Given all the talk about the U.S. News law school rankings I've been thinking for a while that I wanted to look at how a ranking of law schools based on a few of the factors that prospective students might care about (and that I certainly care about) would look. I have put together a quick look at schools based on an average of ranks of the median LSAT score of students entering in fall 2013, the rank of schools based on the percentage of their 2013 graduates who had full-time, permanent JD-required jobs, and the rank of their main law review based on the number of citations it received from 2006 to 2012. There's a lot one could argue about with regard to the selection (and weighting) of those three variables -- and if I do anything else with this paper I may very well refine the weight assigned to each variable (or even change the variables).
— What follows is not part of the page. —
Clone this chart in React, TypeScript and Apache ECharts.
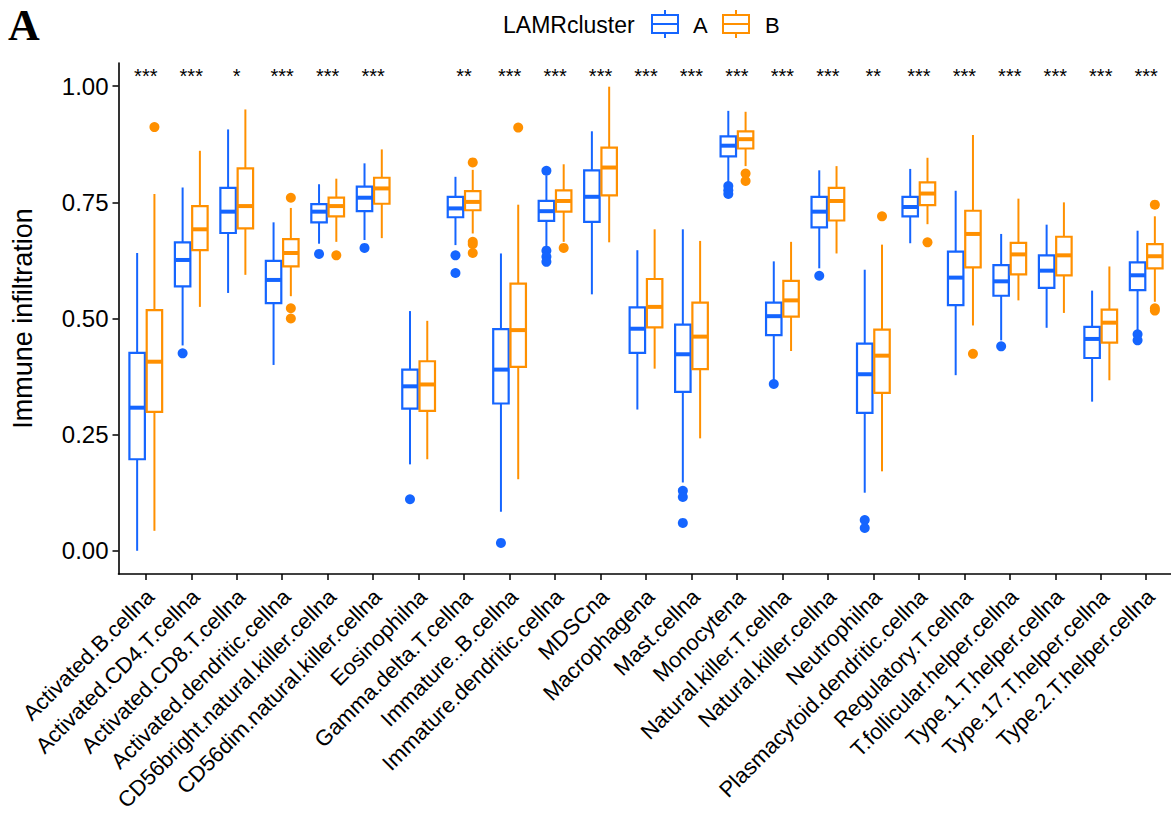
import React, { useEffect, useRef } from "react";
import * as echarts from "echarts";

const categories = [
  "Activated.B.cellna", "Activated.CD4.T.cellna", "Activated.CD8.T.cellna",
  "Activated.dendritic.cellna", "CD56bright.natural.killer.cellna",
  "CD56dim.natural.killer.cellna", "Eosinophilna", "Gamma.delta.T.cellna",
  "Immature..B.cellna", "Immature.dendritic.cellna", "MDSCna", "Macrophagena",
  "Mast.cellna", "Monocytena", "Natural.killer.T.cellna", "Natural.killer.cellna",
  "Neutrophilna", "Plasmacytoid.dendritic.cellna", "Regulatory.T.cellna",
  "T.follicular.helper.cellna", "Type.1.T.helper.cellna",
  "Type.17.T.helper.cellna", "Type.2.T.helper.cellna",
];

// [lower whisker, Q1, median, Q3, upper whisker]
const boxA = [
  [0.0, 0.197, 0.308, 0.426, 0.641],
  [0.442, 0.569, 0.626, 0.664, 0.782],
  [0.555, 0.684, 0.73, 0.781, 0.907],
  [0.4, 0.533, 0.583, 0.624, 0.707],
  [0.661, 0.707, 0.73, 0.746, 0.789],
  [0.669, 0.731, 0.76, 0.784, 0.834],
  [0.186, 0.306, 0.354, 0.39, 0.516],
  [0.658, 0.718, 0.737, 0.762, 0.805],
  [0.084, 0.317, 0.39, 0.477, 0.64],
  [0.654, 0.71, 0.731, 0.753, 0.808],
  [0.552, 0.708, 0.762, 0.819, 0.903],
  [0.304, 0.426, 0.478, 0.524, 0.647],
  [0.147, 0.342, 0.423, 0.487, 0.692],
  [0.791, 0.849, 0.872, 0.892, 0.947],
  [0.367, 0.464, 0.505, 0.534, 0.623],
  [0.608, 0.696, 0.73, 0.762, 0.819],
  [0.125, 0.297, 0.38, 0.446, 0.605],
  [0.662, 0.72, 0.74, 0.762, 0.822],
  [0.378, 0.529, 0.588, 0.644, 0.775],
  [0.453, 0.549, 0.58, 0.615, 0.682],
  [0.48, 0.566, 0.603, 0.636, 0.702],
  [0.321, 0.415, 0.456, 0.482, 0.56],
  [0.471, 0.561, 0.593, 0.621, 0.689],
];

const boxB = [
  [0.043, 0.299, 0.407, 0.518, 0.768],
  [0.525, 0.647, 0.692, 0.742, 0.861],
  [0.594, 0.694, 0.742, 0.823, 0.95],
  [0.548, 0.612, 0.641, 0.671, 0.738],
  [0.665, 0.72, 0.742, 0.76, 0.801],
  [0.673, 0.747, 0.78, 0.803, 0.864],
  [0.197, 0.301, 0.358, 0.408, 0.495],
  [0.683, 0.733, 0.751, 0.774, 0.82],
  [0.154, 0.396, 0.475, 0.575, 0.745],
  [0.665, 0.73, 0.753, 0.776, 0.832],
  [0.664, 0.765, 0.825, 0.868, 0.999],
  [0.392, 0.481, 0.525, 0.585, 0.692],
  [0.242, 0.391, 0.461, 0.534, 0.667],
  [0.828, 0.866, 0.886, 0.903, 0.945],
  [0.43, 0.504, 0.539, 0.581, 0.665],
  [0.64, 0.711, 0.753, 0.781, 0.828],
  [0.171, 0.34, 0.42, 0.476, 0.659],
  [0.703, 0.744, 0.769, 0.793, 0.846],
  [0.485, 0.61, 0.682, 0.732, 0.895],
  [0.539, 0.595, 0.638, 0.663, 0.758],
  [0.512, 0.593, 0.636, 0.676, 0.75],
  [0.367, 0.448, 0.491, 0.519, 0.612],
  [0.536, 0.608, 0.634, 0.66, 0.72],
];

// [category index, value]
const outliersA = [
  [1, 0.425], [4, 0.639], [5, 0.652], [6, 0.111], [7, 0.636], [7, 0.598],
  [8, 0.017], [9, 0.818], [9, 0.646], [9, 0.633], [9, 0.622], [12, 0.129],
  [12, 0.116], [12, 0.06], [13, 0.785], [13, 0.776], [13, 0.768], [14, 0.359],
  [15, 0.592], [16, 0.066], [16, 0.049], [19, 0.44], [22, 0.466], [22, 0.453],
];

const outliersB = [
  [0, 0.912], [3, 0.76], [3, 0.522], [3, 0.5], [4, 0.636], [7, 0.836],
  [7, 0.665], [7, 0.66], [7, 0.641], [8, 0.911], [9, 0.652], [13, 0.812],
  [13, 0.796], [16, 0.72], [17, 0.664], [18, 0.424], [22, 0.745], [22, 0.522],
  [22, 0.517],
];

const stars = [
  "***", "***", "*", "***", "***", "***", "", "**", "***", "***", "***", "***",
  "***", "***", "***", "***", "**", "***", "***", "***", "***", "***", "***",
];

const yTicks = [0, 0.25, 0.5, 0.75, 1.0];
const groups = ["A", "B"];
const colors = ["#1565FF", "#FF9000"];
const FONT = "Liberation Sans, Arial, sans-serif";
const STAR_Y = 1.022;
const DODGE = 0.19;
const HALF_W = 0.17;
const LABEL_SHIFT = 0.1;

function boxRender(sign: number, color: string) {
  return (params: any, api: any) => {
    const i = api.value(0);
    const unit = api.size([1, 0])[0];
    const base = api.coord([i, api.value(3)]);
    const cx = base[0] + sign * DODGE * unit;
    const hw = HALF_W * unit;
    const yLow = api.coord([i, api.value(1)])[1];
    const yQ1 = api.coord([i, api.value(2)])[1];
    const yMed = base[1];
    const yQ3 = api.coord([i, api.value(4)])[1];
    const yHigh = api.coord([i, api.value(5)])[1];
    return {
      type: "group",
      children: [
        { type: "line", shape: { x1: cx, y1: yHigh, x2: cx, y2: yQ3 }, style: { stroke: color, lineWidth: 2 } },
        { type: "line", shape: { x1: cx, y1: yQ1, x2: cx, y2: yLow }, style: { stroke: color, lineWidth: 2 } },
        { type: "rect", shape: { x: cx - hw, y: yQ3, width: hw * 2, height: yQ1 - yQ3 }, style: { fill: "#ffffff", stroke: color, lineWidth: 2.2 } },
        { type: "line", shape: { x1: cx - hw, y1: yMed, x2: cx + hw, y2: yMed }, style: { stroke: color, lineWidth: 4 } },
      ],
    };
  };
}

function outlierRender(sign: number, color: string) {
  return (params: any, api: any) => {
    const unit = api.size([1, 0])[0];
    const p = api.coord([api.value(0), api.value(1)]);
    return {
      type: "circle",
      shape: { cx: p[0] + sign * DODGE * unit, cy: p[1], r: 5 },
      style: { fill: color },
    };
  };
}

function legendIcon(x: number, color: string) {
  return {
    type: "group",
    children: [
      { type: "line", shape: { x1: x + 13, y1: 10, x2: x + 13, y2: 38 }, style: { stroke: color, lineWidth: 2 } },
      { type: "rect", shape: { x: x, y: 15, width: 26, height: 18 }, style: { fill: "#fff", stroke: color, lineWidth: 2 } },
      { type: "line", shape: { x1: x, y1: 24, x2: x + 26, y2: 24 }, style: { stroke: color, lineWidth: 2 } },
    ],
  };
}

export default function App() {
  const ref = useRef<HTMLDivElement>(null);
  useEffect(() => {
    if (!ref.current) return;
    const chart = echarts.init(ref.current, undefined, { renderer: "svg" });
    const dataA = boxA.map((b, i) => [i, ...b]);
    const dataB = boxB.map((b, i) => [i, ...b]);
    const starData = stars.map((s, i) => [i, STAR_Y]);
    chart.setOption({
      animation: false,
      backgroundColor: "#ffffff",
      textStyle: { fontFamily: FONT },
      grid: { left: 118.5, top: 63, width: 1055, height: 511, containLabel: false, outerBoundsMode: "none" },
      xAxis: {
        type: "value",
        min: -0.6,
        max: 22.6,
        splitLine: { show: false },
        axisLine: { show: true, onZero: false, lineStyle: { color: "#000", width: 1.6 } },
        axisTick: { show: true, length: 6, customValues: categories.map((_, i) => i), lineStyle: { color: "#000", width: 1.5 } },
        axisLabel: {
          show: true,
          customValues: categories.map((_, i) => i + LABEL_SHIFT),
          formatter: (v: number) => categories[Math.round(v - LABEL_SHIFT)] ?? "",
          rotate: 45,
          margin: 19,
          fontSize: 22,
          color: "#000",
          fontFamily: FONT,
        },
      },
      yAxis: {
        type: "value",
        min: -0.05,
        max: 1.05,
        name: "Immune infiltration",
        nameLocation: "middle",
        nameGap: 82,
        nameTextStyle: { fontSize: 27, color: "#000", fontFamily: FONT },
        splitLine: { show: false },
        axisLine: { show: true, onZero: false, lineStyle: { color: "#000", width: 1.6 } },
        axisTick: { show: true, length: 6, customValues: yTicks, lineStyle: { color: "#000", width: 1.5 } },
        axisLabel: {
          customValues: yTicks,
          formatter: (v: number) => v.toFixed(2),
          fontSize: 24,
          margin: 10,
          color: "#000",
          fontFamily: FONT,
        },
      },
      series: [
        { type: "custom", name: groups[0], renderItem: boxRender(-1, colors[0]), data: dataA, encode: { x: 0, y: [1, 2, 3, 4, 5] }, clip: false, z: 2 },
        { type: "custom", name: groups[1], renderItem: boxRender(1, colors[1]), data: dataB, encode: { x: 0, y: [1, 2, 3, 4, 5] }, clip: false, z: 2 },
        { type: "custom", name: groups[0] + " outliers", renderItem: outlierRender(-1, colors[0]), data: outliersA, encode: { x: 0, y: 1 }, clip: false, z: 3 },
        { type: "custom", name: groups[1] + " outliers", renderItem: outlierRender(1, colors[1]), data: outliersB, encode: { x: 0, y: 1 }, clip: false, z: 3 },
        {
          type: "custom",
          name: "significance",
          data: starData,
          encode: { x: 0, y: 1 },
          clip: false,
          renderItem: (params: any, api: any) => {
            const p = api.coord([api.value(0), api.value(1)]);
            return {
              type: "text",
              x: p[0],
              y: p[1],
              style: { text: stars[params.dataIndex], fontSize: 20, fill: "#000", align: "center", verticalAlign: "middle", fontFamily: FONT },
            };
          },
        },
      ],
      graphic: [
        { type: "text", left: 8, top: 3, style: { text: "A", fontSize: 44, fontWeight: "bold", fontFamily: "Liberation Serif, Times New Roman, serif", fill: "#000" } },
        { type: "text", x: 503, y: 25, style: { text: "LAMRcluster", fontSize: 23, fontFamily: FONT, fill: "#000", verticalAlign: "middle" } },
        legendIcon(652, colors[0]),
        { type: "text", x: 693, y: 25, style: { text: groups[0], fontSize: 22, fontFamily: FONT, fill: "#000", verticalAlign: "middle" } },
        legendIcon(723, colors[1]),
        { type: "text", x: 765, y: 25, style: { text: groups[1], fontSize: 22, fontFamily: FONT, fill: "#000", verticalAlign: "middle" } },
      ],
    });
    return () => chart.dispose();
  }, []);
  return (
    <div
      ref={ref}
      style={{ position: "fixed", left: 0, top: 0, width: 1171, height: 837, background: "#fff" }}
    />
  );
}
But I do think this is a nice start in the direction of ranking schools based on the factors that matter in quality of an institution.
One of the things that I found of particular interest is how highly correlated a lot of the variables are. For instance, correlations between each of the three variables and the overall U.S. News rank are also high, though the U.S. News rank and LSAT median rank are correlated most highly of the three (.93). The correlation between U.S. News rank and full time, permanent JD required jobs rank is .76 and the correlation between U.S. News rank and law review citations rank is .87.
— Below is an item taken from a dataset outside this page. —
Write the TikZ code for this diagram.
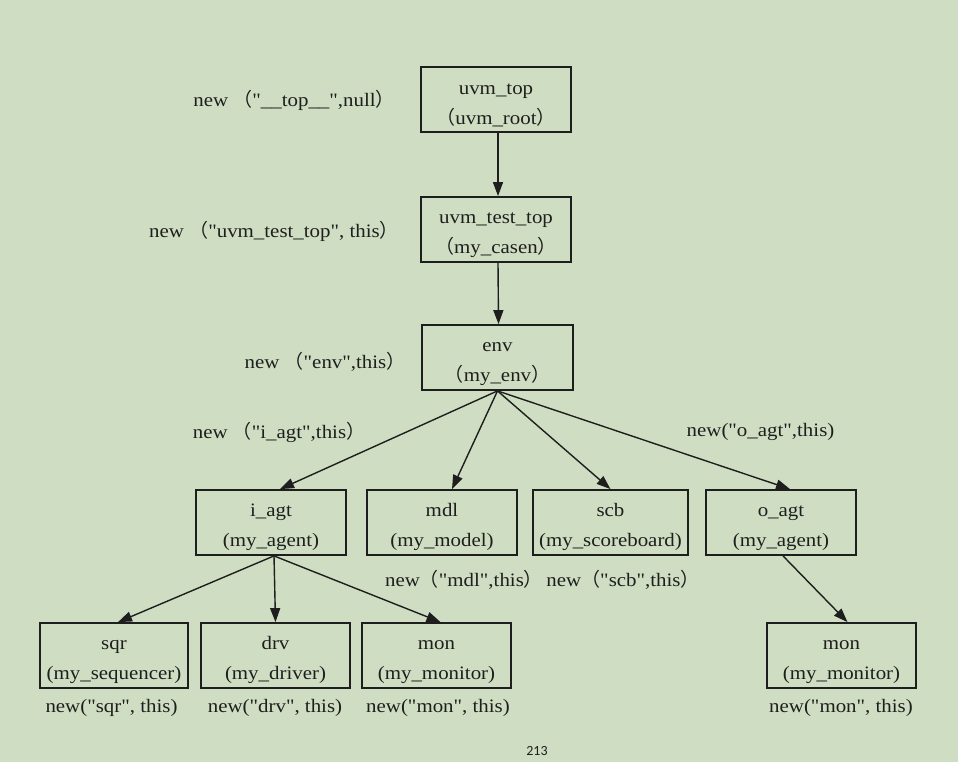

This paper returns to the perennially favorite topic of ranking law schools. Where U.S. News & World Report includes a wide variety of factors – some of which are criticized as irrelevant to what prospective students care about (or should care about) – this paper looks to three variables. They are median LSAT score of entering students, which seeks to capture the quality of the student body; the percentage of the graduating students who are employed at 9 months following graduation at full-time, permanent JD required jobs; and the number of citations to each school’s main law review. This paper rank orders each of those variables, averages those ranks to obtain a new ranking, and then compares those new rankings to the U.S. News & World Report rankings.
If you're interested in this, you can find the full paper here, along with tables that list the schools that are the biggest winners in this new ranking and those that decline the most. Down the road I'd like to extend this ranking to all ABA-accredited law schools. The image is a series of scatter plots of ranks on U.S. News, LSAT medians for students entering fall 2013, percentage of class employed at JD-required long-term, full time jobs, and citations to law reviews, 2006-13.
Update:Over at taxprof Paul Caron has some discussion of this paper and there are a lot of comments on what should be counted in a ranking system. One of the things that I hoped this initial post would do is help me refine the factors to use and I appreciate the comments there and here -- and I'm particularly interested in the range of responses to the use of citations to schools' law reviews.
Michael Smith is also talking about the new ranking method at his blog -- especially the virtue of avoiding the peer assessment scores.